*WHAT IS REQUIRED*. Copy the material that follows word for word and omit its pictures.

*PROVIDED DATA*.
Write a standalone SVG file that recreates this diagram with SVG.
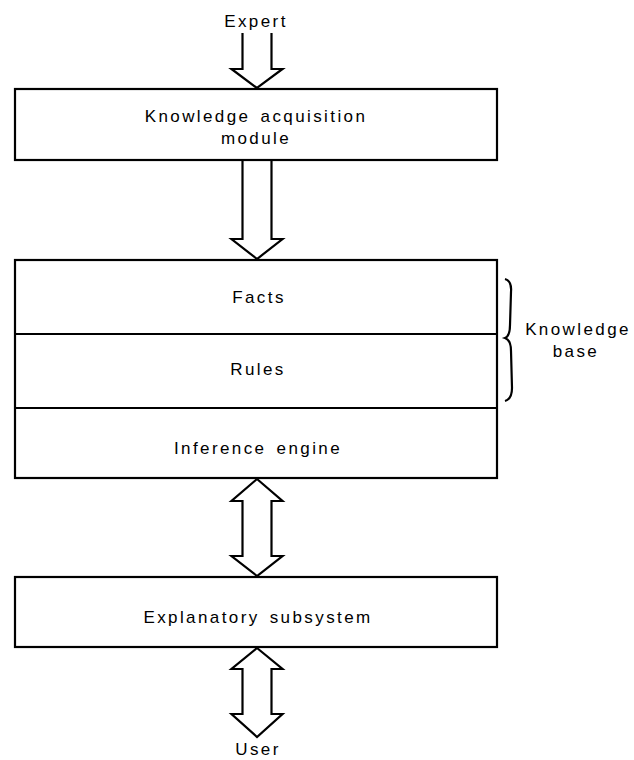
<svg xmlns="http://www.w3.org/2000/svg" width="634" height="760" viewBox="0 0 634 760">
<style>
.box{fill:#fff;stroke:#000;stroke-width:2.2}
.ln{fill:none;stroke:#000;stroke-width:2.2}
.ar{fill:#fff;stroke:#000;stroke-width:2.2;stroke-linejoin:miter}
text{font-family:"Liberation Sans",Arial,sans-serif;font-size:17px;letter-spacing:2.4px;word-spacing:3px;fill:#000;text-anchor:middle}
</style>
<rect width="634" height="760" fill="#fff"/>
<g id="connectors">
<path class="ar" d="M242.5,33 V69 H231.5 L257,88 L282.5,69 H271.5 V33"/>
<path class="ar" d="M242.5,160 V239 H231.5 L257,259 L282.5,239 H271.5 V160"/>
<path class="ar" d="M257,479 L282.5,501 H271.5 V556 H282.5 L257,576 L231.5,556 H242.5 V501 H231.5 Z"/>
<path class="ar" d="M257,648 L282.5,669 H271.5 V714 H282.5 L257,737 L231.5,714 H242.5 V669 H231.5 Z"/>
</g>
<g id="expert"><text x="256" y="27">Expert</text></g>
<g id="kam">
<rect class="box" x="15" y="89" width="482" height="71"/>
<text x="256" y="122">Knowledge acquisition</text>
<text x="256" y="144">module</text>
</g>
<g id="main">
<rect class="box" x="15" y="260" width="482" height="218"/>
<line class="ln" x1="15" y1="334" x2="497" y2="334"/>
<line class="ln" x1="15" y1="408" x2="497" y2="408"/>
</g>
<g id="facts"><text x="259" y="303">Facts</text></g>
<g id="rules"><text x="258" y="375">Rules</text></g>
<g id="inference"><text x="258" y="454">Inference engine</text></g>
<g id="kb">
<path class="ln" d="M505,279 Q512,281 511,292 L510,325 Q510,336 505,338 Q511,340 511,351 L512,388 Q512,399 505,401"/>
<text x="578" y="335">Knowledge</text>
<text x="576" y="357">base</text>
</g>
<g id="explanatory">
<rect class="box" x="15" y="577" width="482" height="70"/>
<text x="258" y="623">Explanatory subsystem</text>
</g>
<g id="user"><text x="258" y="755">User</text></g>
</svg>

*SOLUTION*.
Write a standalone SVG file that recreates this diagram with SVG.
<svg xmlns="http://www.w3.org/2000/svg" width="634" height="760" viewBox="0 0 634 760">
<style>
.box{fill:#fff;stroke:#000;stroke-width:2.2}
.ln{fill:none;stroke:#000;stroke-width:2.2}
.ar{fill:#fff;stroke:#000;stroke-width:2.2;stroke-linejoin:miter}
text{font-family:"Liberation Sans",Arial,sans-serif;font-size:17px;letter-spacing:2.4px;word-spacing:3px;fill:#000;text-anchor:middle}
</style>
<rect width="634" height="760" fill="#fff"/>
<g id="connectors">
<path class="ar" d="M242.5,33 V69 H231.5 L257,88 L282.5,69 H271.5 V33"/>
<path class="ar" d="M242.5,160 V239 H231.5 L257,259 L282.5,239 H271.5 V160"/>
<path class="ar" d="M257,479 L282.5,501 H271.5 V556 H282.5 L257,576 L231.5,556 H242.5 V501 H231.5 Z"/>
<path class="ar" d="M257,648 L282.5,669 H271.5 V714 H282.5 L257,737 L231.5,714 H242.5 V669 H231.5 Z"/>
</g>
<g id="expert"><text x="256" y="27">Expert</text></g>
<g id="kam">
<rect class="box" x="15" y="89" width="482" height="71"/>
<text x="256" y="122">Knowledge acquisition</text>
<text x="256" y="144">module</text>
</g>
<g id="main">
<rect class="box" x="15" y="260" width="482" height="218"/>
<line class="ln" x1="15" y1="334" x2="497" y2="334"/>
<line class="ln" x1="15" y1="408" x2="497" y2="408"/>
</g>
<g id="facts"><text x="259" y="303">Facts</text></g>
<g id="rules"><text x="258" y="375">Rules</text></g>
<g id="inference"><text x="258" y="454">Inference engine</text></g>
<g id="kb">
<path class="ln" d="M505,279 Q512,281 511,292 L510,325 Q510,336 505,338 Q511,340 511,351 L512,388 Q512,399 505,401"/>
<text x="578" y="335">Knowledge</text>
<text x="576" y="357">base</text>
</g>
<g id="explanatory">
<rect class="box" x="15" y="577" width="482" height="70"/>
<text x="258" y="623">Explanatory subsystem</text>
</g>
<g id="user"><text x="258" y="755">User</text></g>
</svg>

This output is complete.